When a brand owner is also a professional gambler, there are interesting new directions open to the marketing team, and The Museum of Old and New Art (MONA) in Hobart has exploited these to the full.

Robbie Brammall, MONA director/marketing and communications, told the recent Advertising Week APAC conference in Sydney that the organisation was “an interesting case study [and] an answer to a question no one has dared asked: What are the consequences for a business of giving creativity its full rein?”

As a professional gambler, MONA owner David Walsh’s financial philosophy embraces the “asymmetrical upside”, he noted: namely, only do something if you have a lot more to gain than you have to lose,.

And he has applied the same thinking to the museum’s marketing. “What if we continuously take calculated risks, and, in so doing, asymmetrically contribute to the creativity and financial success of the business?” he asked.

For MONA, then, creativity enables similar gains without huge financial risk. (For more, read WARC’s report: The Museum of Old and New Art (MONA) flouts marketing taboos with “asymmetrical” creativity.)

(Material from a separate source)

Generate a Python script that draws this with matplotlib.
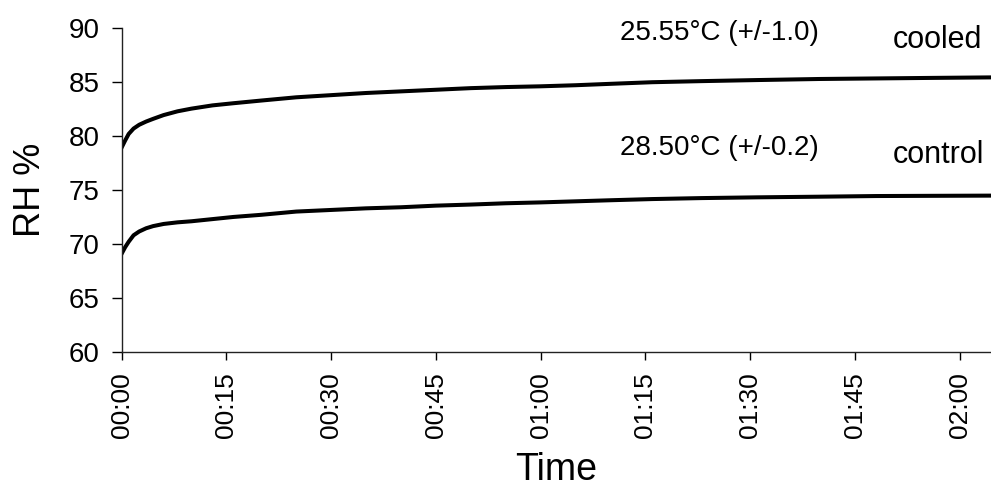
import matplotlib
matplotlib.use("Agg")
import matplotlib.pyplot as plt

plt.rcParams['font.family'] = ['Liberation Sans', 'DejaVu Sans']

# minutes since start
minutes = [0, 0.5, 1, 1.7, 2.5, 3.5, 4.5, 6, 8, 10, 13, 16, 20, 25, 30, 35, 40,
           45, 50, 55, 60, 65, 70, 76, 83, 91, 100, 108, 116, 125]
cooled = [78.95, 79.6, 80.2, 80.7, 81.05, 81.35, 81.6, 81.95, 82.3, 82.55, 82.85,
          83.05, 83.3, 83.6, 83.8, 84.0, 84.15, 84.3, 84.45, 84.55, 84.62, 84.72,
          84.85, 85.0, 85.1, 85.2, 85.3, 85.35, 85.4, 85.45]
control = [69.1, 69.7, 70.2, 70.8, 71.15, 71.45, 71.65, 71.85, 72.0, 72.1, 72.3,
           72.5, 72.7, 73.0, 73.15, 73.3, 73.4, 73.55, 73.65, 73.77, 73.85, 73.95,
           74.05, 74.16, 74.25, 74.32, 74.38, 74.44, 74.46, 74.48]

tick_minutes = [0, 15, 30, 45, 60, 75, 90, 105, 120]
tick_labels = ["00:00", "00:15", "00:30", "00:45", "01:00", "01:15", "01:30", "01:45", "02:00"]

fig = plt.figure(figsize=(9.91, 4.95), dpi=100)
ax = fig.add_axes([0.1228, 0.2895, 0.8772, 0.6533])

ax.plot(minutes, cooled, color='black', lw=2.9)
ax.plot(minutes, control, color='black', lw=2.9)

ax.set_xlim(0, 124.5)
ax.set_ylim(60, 90)
ax.set_yticks([60, 65, 70, 75, 80, 85, 90])
ax.set_xticks(tick_minutes)
ax.set_xticklabels(tick_labels, rotation=90)

for s in ['top', 'right']:
    ax.spines[s].set_visible(False)
for s in ['left', 'bottom']:
    ax.spines[s].set_linewidth(1.0)
    ax.spines[s].set_color('#222222')

ax.tick_params(axis='y', length=7, width=1, pad=9, labelsize=20)
ax.tick_params(axis='x', length=6, width=1, pad=9, labelsize=19)

ax.set_ylabel("RH %", fontsize=26)
ax.yaxis.set_label_coords(-0.085, 0.5)
ax.set_xlabel("Time", fontsize=27)
ax.xaxis.set_label_coords(0.5, -0.31)

ax.text(71.4, 89.6, "25.55°C (+/-1.0)", fontsize=20, va='center', ha='left')
ax.text(110.5, 88.9, "cooled", fontsize=22, va='center', ha='left')
ax.text(71.4, 78.9, "28.50°C (+/-0.2)", fontsize=20, va='center', ha='left')
ax.text(110.5, 78.25, "control", fontsize=22, va='center', ha='left')

plt.savefig('out.png', dpi=100)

The first-ever branding campaign, for example, involved taking the worst reviews that could be found on TripAdvisor and turning them into ads.

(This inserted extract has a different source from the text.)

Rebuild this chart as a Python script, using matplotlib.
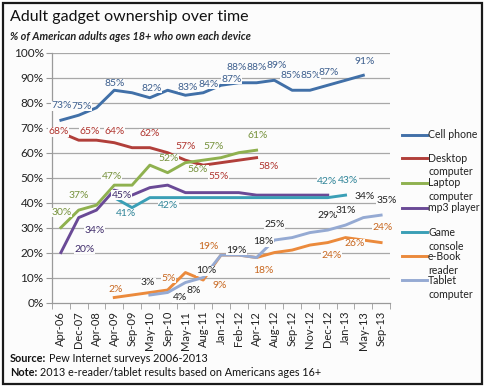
import numpy as np
import matplotlib
matplotlib.use("Agg")
import matplotlib.pyplot as plt
from matplotlib.lines import Line2D
from matplotlib.patches import Rectangle

nan = np.nan

categories = ["Apr-06", "Dec-07", "Apr-08", "Apr-09", "Sep-09", "May-10", "Sep-10",
              "May-11", "Aug-11", "Jan-12", "Feb-12", "Apr-12", "Aug-12", "Sep-12",
              "Nov-12", "Dec-12", "Jan-13", "May-13", "Sep-13"]

cell_phone = [73, 75, 78, 85, 84, 82, 85, 83, 84, 87, 88, 88, 89, 85, 85, 87, 89, 91, nan]
desktop    = [68, 65, 65, 64, 62, 62, 60, 57, 55, 56, 57, 58, nan, nan, nan, nan, nan, nan, nan]
laptop     = [30, 37, 39, 47, 47, 55, 52, 56, 57, 58, 60, 61, nan, nan, nan, nan, nan, nan, nan]
mp3_player = [20, 34, 37, 45, 43, 46, 47, 44, 44, 44, 44, 43, 43, 43, 43, 43, nan, nan, nan]
game_console = [nan, nan, nan, 42, 38, 42, 42, 42, 42, 42, 42, 42, 42, 42, 42, 42, 43, nan, nan]
ebook_reader = [nan, nan, nan, 2, 3, 4, 5, 12, 9, 19, 19, 18, 20, 21, 23, 24, 26, 25, 24]
tablet     = [nan, nan, nan, nan, nan, 3, 4, 8, 10, 19, 19, 18, 25, 26, 28, 29, 31, 34, 35]

series_names = ["Cell phone", "Desktop\ncomputer", "Laptop\ncomputer", "mp3 player",
                "Game\nconsole", "e-Book\nreader", "Tablet\ncomputer"]
series_values = [cell_phone, desktop, laptop, mp3_player, game_console, ebook_reader, tablet]
line_colors = ["#4170a8", "#b13f3a", "#8fb14f", "#6a4a96", "#3a9fb6", "#eb8a3c", "#95aad3"]
label_colors = ["#3d5f8e", "#b0352f", "#76923c", "#3f2c6a", "#2f8498", "#c8671f", "#222222"]

# data labels as shown in the picture: (series index, x position, y position, text)
data_labels = [
    (0, 0.06, 78.7, "73%"), (0, 1.16, 78.6, "75%"), (0, 3.03, 87.7, "85%"),
    (0, 5.1, 85.9, "82%"), (0, 7.15, 86.1, "83%"), (0, 8.28, 87.3, "84%"),
    (0, 9.6, 89.5, "87%"), (0, 9.9, 94.3, "88%"), (0, 11.02, 94.3, "88%"),
    (0, 12.15, 95.0, "89%"), (0, 12.9, 91.0, "85%"), (0, 14.05, 91.0, "85%"),
    (0, 15.05, 92.1, "87%"), (0, 17.08, 96.4, "91%"),
    (1, -0.15, 68.3, "68%"), (1, 1.63, 68.3, "65%"), (1, 3.03, 68.3, "64%"),
    (1, 5.0, 67.7, "62%"), (1, 7.0, 62.6, "57%"), (1, 8.84, 50.6, "55%"),
    (1, 11.65, 54.6, "58%"),
    (2, 0.04, 36.1, "30%"), (2, 1.03, 43.0, "37%"), (2, 2.85, 50.6, "47%"),
    (2, 6.03, 57.7, "52%"), (2, 7.71, 53.3, "56%"), (2, 8.56, 62.3, "57%"),
    (2, 11.08, 67.0, "61%"),
    (3, 1.35, 21.3, "20%"), (3, 1.91, 29.0, "34%"), (3, 3.41, 43.0, "45%"),
    (4, 3.65, 35.7, "41%"), (4, 6.03, 39.0, "42%"), (4, 14.98, 48.3, "42%"),
    (4, 16.15, 49.0, "43%"),
    (5, 3.09, 5.3, "2%"), (5, 6.03, 9.7, "5%"), (5, 8.28, 22.3, "19%"),
    (5, 8.93, 7.0, "9%"), (5, 11.37, 12.7, "18%"), (5, 15.2, 19.0, "24%"),
    (5, 16.5, 23.7, "26%"), (5, 18.1, 30.0, "24%"),
    (6, 4.9, 7.9, "3%"), (6, 6.69, 1.9, "4%"), (6, 7.47, 5.0, "8%"),
    (6, 8.18, 12.7, "10%"), (6, 9.87, 21.0, "19%"), (6, 11.37, 24.3, "18%"),
    (6, 12.02, 31.4, "25%"), (6, 15.02, 35.0, "29%"), (6, 16.01, 37.0, "31%"),
    (6, 17.08, 42.3, "34%"), (6, 18.3, 41.0, "35%"),
]

y_ticks = list(range(0, 101, 10))
y_tick_labels = [f"{v}%" for v in y_ticks]

title = "Adult gadget ownership over time"
subtitle = "% of American adults ages 18+ who own each device"
source_head, source_text = "Source:", "Pew Internet surveys 2006-2013"
note_head, note_text = "Note:", "2013 e-reader/tablet results based on Americans ages 16+"

plt.rcParams['font.family'] = ['Lato', 'DejaVu Sans']

W, H = 486, 389
fig = plt.figure(figsize=(W / 100, H / 100), dpi=100)
fig.patch.set_facecolor("white")


def fx(px):
    return px / W


def fy(py):
    return 1 - py / H


BG = "#fcfcfc"
fig.add_artist(Rectangle((fx(3), fy(384)), fx(482) - fx(3), fy(3) - fy(384),
                         transform=fig.transFigure, facecolor=BG,
                         edgecolor="#1a1a1a", linewidth=1.6, zorder=0))

ax = fig.add_axes([fx(52), fy(302.5), fx(390) - fx(52), fy(52.8) - fy(302.5)])
ax.set_facecolor("none")
x = np.arange(len(categories))

for v in y_ticks[1:]:
    ax.axhline(v, color="#a8a8a8", linewidth=0.9, zorder=1)

for vals, col in zip(series_values, line_colors):
    ax.plot(x, np.array(vals, dtype=float), color=col, linewidth=2.1,
            solid_joinstyle="round", zorder=3)

for si, lx, ly, txt in data_labels:
    ax.text(lx, ly, txt, color=label_colors[si], fontsize=7.5, ha="center", va="center",
            zorder=5, bbox=dict(facecolor=BG, edgecolor="none", pad=0.2))

ax.set_xlim(-0.5, len(categories) - 0.5)
ax.set_ylim(0, 100)
for s in ["top", "right"]:
    ax.spines[s].set_visible(False)
for s in ["left", "bottom"]:
    ax.spines[s].set_color("#9a9a9a")
    ax.spines[s].set_linewidth(0.9)

ax.set_yticks(y_ticks)
ax.set_yticklabels(y_tick_labels)
ax.tick_params(axis="y", direction="out", length=4, color="#9a9a9a", labelsize=8.5,
               labelcolor="#222222", pad=2)
ax.set_xticks(x)
ax.set_xticklabels(categories, rotation=90)
ax.set_xticks(np.arange(-0.5, len(categories), 1.0), minor=True)
ax.tick_params(axis="x", which="major", length=0, labelsize=8, labelcolor="#222222", pad=6)
ax.tick_params(axis="x", which="minor", direction="out", length=4, color="#9a9a9a")

# legend
leg_y = [135, 158, 183, 208, 232, 256, 280]
for name, col, yy in zip(series_names, line_colors, leg_y):
    fig.add_artist(Line2D([fx(402), fx(427)], [fy(yy), fy(yy)], color=col, linewidth=2.1,
                          transform=fig.transFigure))
    for k, ln in enumerate(name.split("\n")):
        fig.text(fx(428), fy(yy + 14 * k), ln, fontsize=7.6, color="#222222",
                 ha="left", va="center")

fig.text(fx(10), fy(17), title, fontsize=11.5, color="#111111", ha="left", va="center")
fig.text(fx(10), fy(36), subtitle, fontsize=7.8, color="#222222", style="italic",
         weight="bold", ha="left", va="center")

fig.canvas.draw()
r = fig.canvas.get_renderer()
for head, body, yy in [(source_head, source_text, 359), (note_head, note_text, 372)]:
    th = fig.text(fx(10), fy(yy), head, fontsize=7.8, weight="bold", color="#111111",
                  ha="left", va="center")
    bb = th.get_window_extent(r)
    fig.text(bb.x1 / W + fx(3), fy(yy), body, fontsize=7.8, color="#111111",
             ha="left", va="center")

fig.savefig("out.png", dpi=100, facecolor="white")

The great thing about such reviews, Brammall explained, is that they are “grounded in the truth”. And, in the spirit of asymmetrical creativity, telling the truth is “absolutely a risk worth taking” for MONA.

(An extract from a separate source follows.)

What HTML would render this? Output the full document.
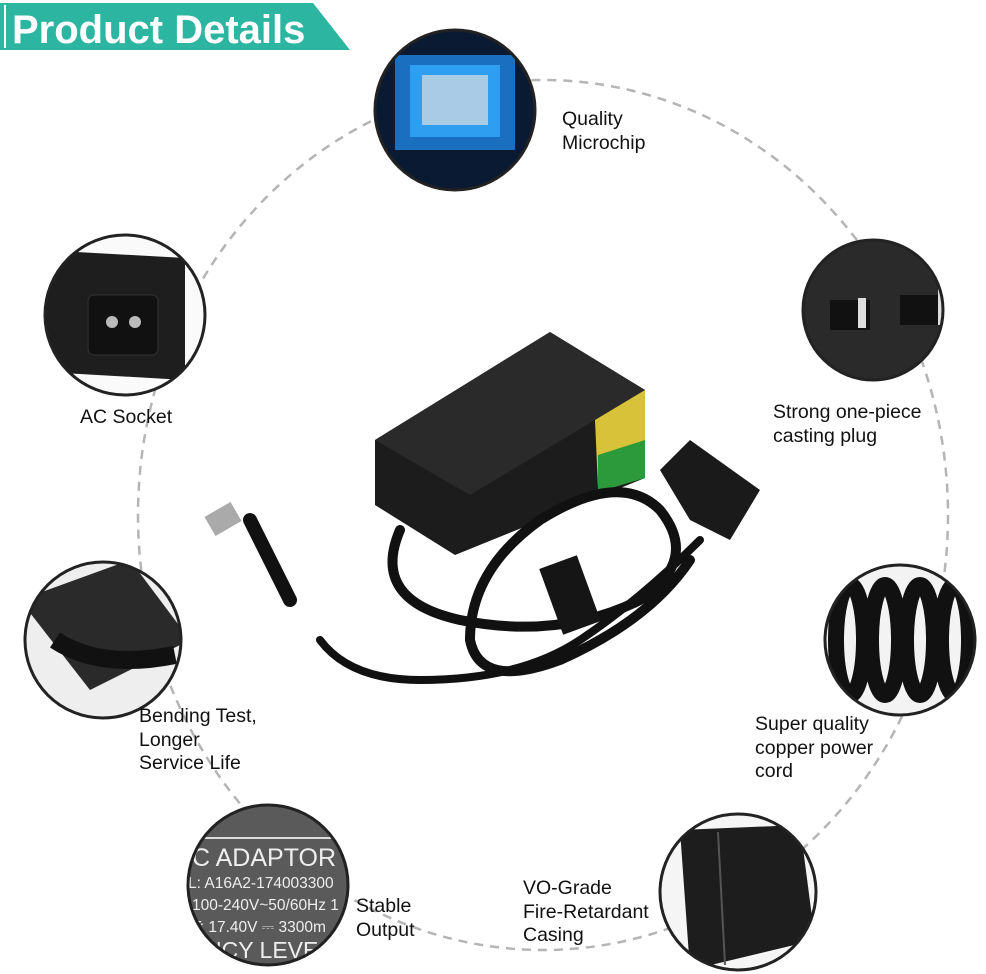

“This campaign was our highest-converting campaign ever [by] magnitudes higher than any exhibition we’ve ever promoted,” he added. “For MONA, brand converts over product.”

MONA today encompasses around 40 brands, including Moo Brew, a restaurant called The Source, a record label, the Moorilla winery, a soap line, and more. And its strategy, Brammall argued, takes the museum’s uncompromising approach to artistic creativity and infuses it into the wider cultural industry.

“To secure our financial future, we’re applying the same disruptive strategies to two new categories: the luxury tourism market and the destination convention market,” he said. “And we’ll be taking plenty of risks along the way.”